For whatever reason, lately it seems that clients are asking a variant of this question during presentations: “If you could change one thing about these layouts—anything at all—what would it be?” There is a temptation, of course, to point out the one thing that your boss put his thumb on, or to describe how you would have emphasized XYZ if only restriction ABC hadn’t been in place. But if you say something like, “Nothing—I never present a concept to a client until I’m convinced that it’s the best solution for their needs,” the client will nod and your status as Someone Who Knows Best goes up a little.
If you’re ever at a loss for words to describe the emotional impact of a design on the intended audience, use ‘warm’ or ‘comfortable’. Unless your client’s a punk band, chances are these words will be exactly what they want to hear.
ocortez says:
One of my favorites is the use of a “pink shark” ...
When presenting concepts to a client, a pink shark (or similarly awkward item) is thrown into the mix ... just so the client has something to hate and contrast alternatives with.
It has the potential to guide the client in their choice ... allowing them to define what they really DON’T want.
Robot Johnny says:
Sometimes they choose the pink shark, though!
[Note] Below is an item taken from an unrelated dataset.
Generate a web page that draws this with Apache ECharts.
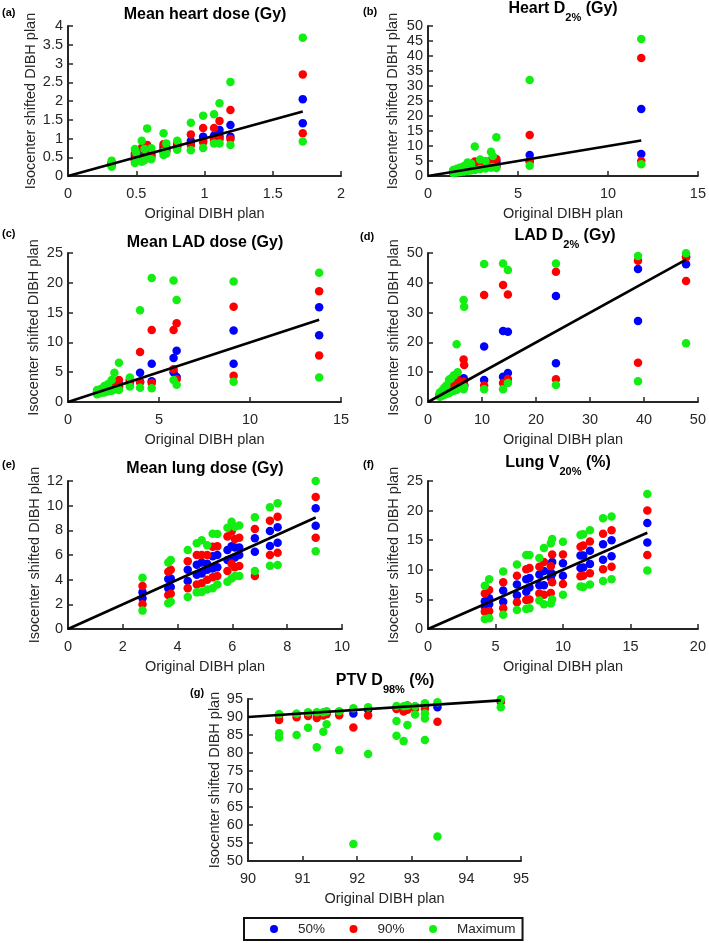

I’ve made the mistake of throwing in an obvious stinker into a batch of concepts only to have it chosen.
erinn says:
However as useful the “pink shark” theory is… there’s also the Murphy’s Law end of it. What happens when they feel the “pink shark” is exactly what they are looking for? I’ve always lived with the impression that you should never should a client something that you yourself doesn’t like as it’s undoubtedly what they’ll choose. How do you explain that was just a decoy? Then you’re left to follow through with it, which I find incredibly draining when you already don’t feel connected to the idea. Maybe we’ve just had different experiences… does it work well for you?
Erinn says:
John, we think alike!
Zombie Claire says:
Ry and I think you are an “enigmatic nerd”. LOL!!!!
Zombie Claire says:
Totally getting stone cutter type secrets here LOL!!!!!!!!!!!!!!!!!!!!!!!!!!!!!!!!!!!!!!!
kevin says:
tell them that it needs to be done in flash. you’ll get days to work on stuff that only takes hours AND you can charge more cause it gots some “motion” ....
Ryan says:
Flash,
$120/second
Best formula.
Fink says:
I agree with John and Erinn about the pink shark. My pink sharks have ALWAYS been chosen. Yet like a moth to a flame, I keep trying it.
Jg says:
Yeah, the pink shark thing is great in theory, but inevitably you just end up with a catalog of pink sharks in your portfolio (if you choose to, you know, actually take ownership of your creation, post-execution).
But in my day job I do this anyway—two or three concepts is my norm, usually a design that addresses everything the client says they want, one that addresses what they need, and one that’s either an outright stinker or a total envelope-pusher.
The envelope-pushers never get chosen. The stinkers have a great track record. It’s depressing.
David says:
MAde the mistake of showing 11 ideas to a client. He showed his wife. She made up a logo from pieces of three of the ideas.
It was hideous.
I labored through it. Took six months to get paid.
From now on “I present to you, your new logo.”